The first session of the mini-Ministerial Green Room took place on Tuesday afternoon, and was attended by 28 invited delegations at the level of Ministers, senior officials and Ambassadors. This session discussed general aspects of the negotiations and the expectations for Hong Kong.
The 28 delegations included the EU, US, India, Brazil, Japan, Canada, Switzerland, Hong Kong, Zambia, New Zealand, Australia, Korea, South Africa, Malaysia, Lesotho, Benin, Chad, Thailand, Argentina, Mexico, Costa Rica, Jamaica, Egypt, Kenya, Pakistan and China.

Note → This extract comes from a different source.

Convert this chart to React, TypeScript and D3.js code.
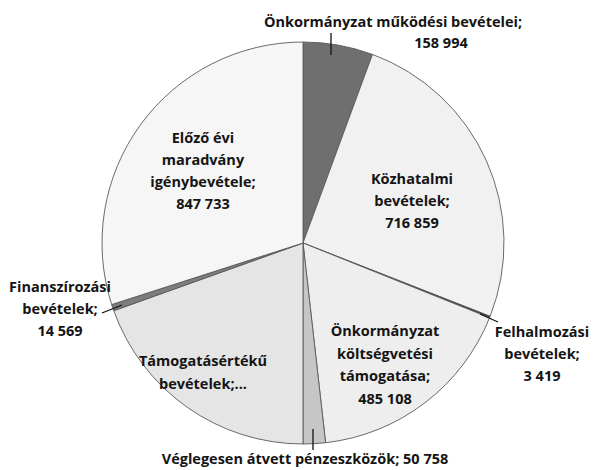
import React from "react";
import * as d3 from "d3";

const categories = [
  "Önkormányzat működési bevételei",
  "Közhatalmi bevételek",
  "Felhalmozási bevételek",
  "Önkormányzat költségvetési támogatása",
  "Véglegesen átvett pénzeszközök",
  "Támogatásértékű bevételek",
  "Finanszírozási bevételek",
  "Előző évi maradvány igénybevétele",
];
const values = [158994, 716859, 3419, 485108, 50758, 552836, 14569, 847733];
const fills = ["#6f6f6f", "#f1f1f1", "#3a3a3a", "#eeeeee", "#c6c6c6", "#e5e5e5", "#7d7d7d", "#f6f6f6"];

// label lines (as shown in the chart)
const labelLines: string[][] = [
  ["Önkormányzat működési bevételei;", "158 994"],
  ["Közhatalmi", "bevételek;", "716 859"],
  ["Felhalmozási", "bevételek;", "3 419"],
  ["Önkormányzat", "költségvetési", "támogatása;", "485 108"],
  ["Véglegesen átvett pénzeszközök; 50 758"],
  ["Támogatásértékű", "bevételek;..."],
  ["Finanszírozási", "bevételek;", "14 569"],
  ["Előző évi", "maradvány", "igénybevétele;", "847 733"],
];

const W = 596;
const H = 470;
const cx = 303;
const cy = 243;
const R = 201;

const labelPos = [
  { xs: [393, 441], y: 26.5, gap: 21.5 },
  { xs: [412, 412, 412], y: 184, gap: 22 },
  { xs: [542, 542, 542], y: 337, gap: 22 },
  { xs: [385, 385, 385, 385], y: 336, gap: 22.5 },
  { xs: [305], y: 464, gap: 22 },
  { xs: [203, 203], y: 366, gap: 22.5 },
  { xs: [60, 60, 60], y: 292, gap: 22 },
  { xs: [203, 203, 203, 203], y: 143, gap: 22 },
];

const leaders: { from: [number, number]; to: [number, number] }[] = [
  { from: [331, 55], to: [331, 33] },
  { from: [480, 314], to: [498, 322] },
  { from: [313, 429], to: [313, 450] },
  { from: [122, 305], to: [102, 313] },
];

export default function App() {
  const pie = d3
    .pie<number>()
    .sort(null)
    .value((d) => d)
    .startAngle(0)
    .endAngle(2 * Math.PI);
  const arcs = pie(values);
  const arcGen = d3.arc<d3.PieArcDatum<number>>().innerRadius(0).outerRadius(R);

  return (
    <svg
      width={W}
      height={H}
      style={{ position: "absolute", left: 0, top: 0, background: "#fff" }}
      fontFamily="'Open Sans', 'Noto Sans', sans-serif"
    >
      <rect width={W} height={H} fill="#ffffff" />
      <g transform={`translate(${cx},${cy})`}>
        {arcs.map((a, i) => (
          <path
            key={categories[i]}
            d={arcGen(a) || ""}
            fill={fills[i]}
            stroke="#5a5a5a"
            strokeWidth={0.9}
            strokeLinejoin="round"
          />
        ))}
      </g>
      {leaders.map((l, i) => (
        <line
          key={i}
          x1={l.from[0]}
          y1={l.from[1]}
          x2={l.to[0]}
          y2={l.to[1]}
          stroke="#111"
          strokeWidth={1.3}
        />
      ))}
      {labelLines.map((lines, i) => (
        <g key={"lbl" + i}>
          {lines.map((t, j) => (
            <text
              key={j}
              x={labelPos[i].xs[j]}
              y={labelPos[i].y + j * labelPos[i].gap}
              textAnchor="middle"
              fontSize={14.5}
              fontWeight="bold"
              fill="#141414"
            >
              {t}
            </text>
          ))}
        </g>
      ))}
    </svg>
  );
}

On Tuesday night, another session was held to discuss agriculture, NAMA and services. Only Ministers (plus one official) were invited to this meeting. Another meeting on Wednesday morning, to discuss development issues, was also on a Minister-plus-one basis.
As several developing countries among the 28 delegations invited to the first session did not have Ministers attending, it was not possible for them to attend the other substantive sessions. The bias towards developed countries in the super Green Room thus became more pronounced.
The organizing of such a "Mini Ministerial Green Room" has major systemic implications for the decision-making process and structure in the WTO. Previous mini-Ministerials were organized and hosted by a particular WTO Member, and thus were not part of the official WTO process.
The Geneva meeting of 8-9 November was organized and hosted by the WTO Secretariat and chaired by the Director-General. The meeting has thus become part of the WTO's decision-making system, even though the meeting may be termed "informal."
In which case, several issues arise, some of which were voiced by the diplomats interviewed. These include the mandate to hold such a meeting, the basis for selecting delegations and Ministers, the choice of chairperson for such a meeting, the selection of topics, and the longstanding complaints of lack of transparency and of the inability of the majority of developing countries to participate.
These concerns can be expected to increase if more mini-Ministerials and super Green Rooms are organized in the run up to Hong Kong and if selected Ministers are invited to draft texts.